The End of Liberty

There was a book by Reay Tannahill, years ago, titled Sex In History. It was a fascinating read, but the overall impression I gained from reading it is that traditional American views on sex are historically-atypical and grotesque perversions of the rather more commonsense views and practices of sex in different cultures throughout history — and most startling of all is our complete ignorance of how utterly parochial our views are.

It’s much the same with religion. The chief clue, in my mind, is in the Roman Latin root for religion, religio, which derives from the root ligare, or bond, and could (in my mind, at least) be viewed as “re-binding.”
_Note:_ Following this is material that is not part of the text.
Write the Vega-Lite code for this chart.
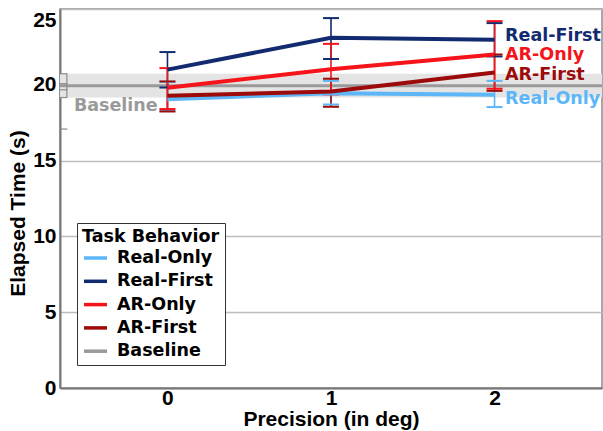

Consider: among band hunter/gatherers, the band is the family bond. Simple. Intimate. Co-dependent for survival. There are origin stories that vary from band to band, but are passed down as traditional stories in a context of simple survival needs. There are rules that vary for swapping men and women with other bands, to prevent inbreeding: rules range from trade to warfare. This model moves fairly well into pastoral societies, which herd, but are generally migratory. But as soon as you form an agricultural society, you are stuck in one place. You have to become more militant to defend the land, and then you end up attracting other bands and tribes that are starving because they have become too populous and have stripped Eden of its treasures, so you either have to kill them, drive them away, or appropriate them into your culture. Only the latter is stable in the long run. So you have to re-bind them under a common origin story.

Re-read the Pentateuch (the first five books of the Bible) in this light. Cain and Abel, the farmer and the hunter, where the farmer (the agriculturalist) slew the hunter (the tribal band) and was then expelled from Eden to till the soil. Abraham, Isaac, Jacob, and Joseph, and their interaction with, and assimilation under, the great agricultural civilization of Egypt. Moses, their independence from Egypt, the conquest of Canaan, and eventual creation of an Israelite Kingdom. It’s all there: the birth of “civilization.”

Agricultural villages give way to city-states, which give way to kingdoms, which give way to empires, which give way to nation-states. Every increase in scope requires a new organizational structure, and a new re-binding under some kind of common origin story.

Catholic (universal) Christianity was the great binding story of the late Roman Empire, and as that empire split between East and West in decades after Constantine, the Catholic story broke into the Roman and Orthodox varieties. The Roman Church grew deeply corrupt as the remains of the Western Empire fell and then rebuilt, and was challenged repeatedly by “heresies” — many (all?) of which were reform efforts targeting the corruption. The Protestant Heresy successfully broke off in the 16th and 17th centuries, and created an entirely new model of belonging, with allegiance to “individual conscience” carrying an equal stature to the Word of God and the Authority of the Church, enabling the creation of an increasingly technological/economic/secular society.

The United States — post-1776 — was one of those secular societies, and one of the first European societies (I believe) to prohibit religion as a basis for governance. It was aided in this by the utterly fragmentary nature of Protestantism, owing to its elevation of individual conscience. In the US, diverse religions sprang up like weeds: Mormonism; Christian Science; Theosophy; various Fundamentalism(s). None recognized any contrary religious authority. None had secular authority to force acceptance of its own religious authority.

So what did the US do to re-bind its individual elements, and tribes, and religions?

I think it’s this word, “Liberty,” which only has meaning in the context of its antonym, “Tyranny.”

“Tyranny” was the iron hand of the Roman Empire. It was the brutal corruption of the Roman Church. It was the wars of all the European Monarchs, and most notably (for the US), the Damned British Empire. When the Leninists decided to create a worker’s paradise based on a totalitarian model, it was the Damned Communists. And then, of course, the Damned Nazis in Germany. And the Damned Japanese Empire.

Since 1991, when the Damned Soviet Union fell, what Tyranny are we fighting? What binds us as a people? What ARE we, in the absences of either a coherent religion, or a nation fighting Tyranny?

What does “Liberty” even mean?

I think what is happening right now in the US is EXTREMELY deep.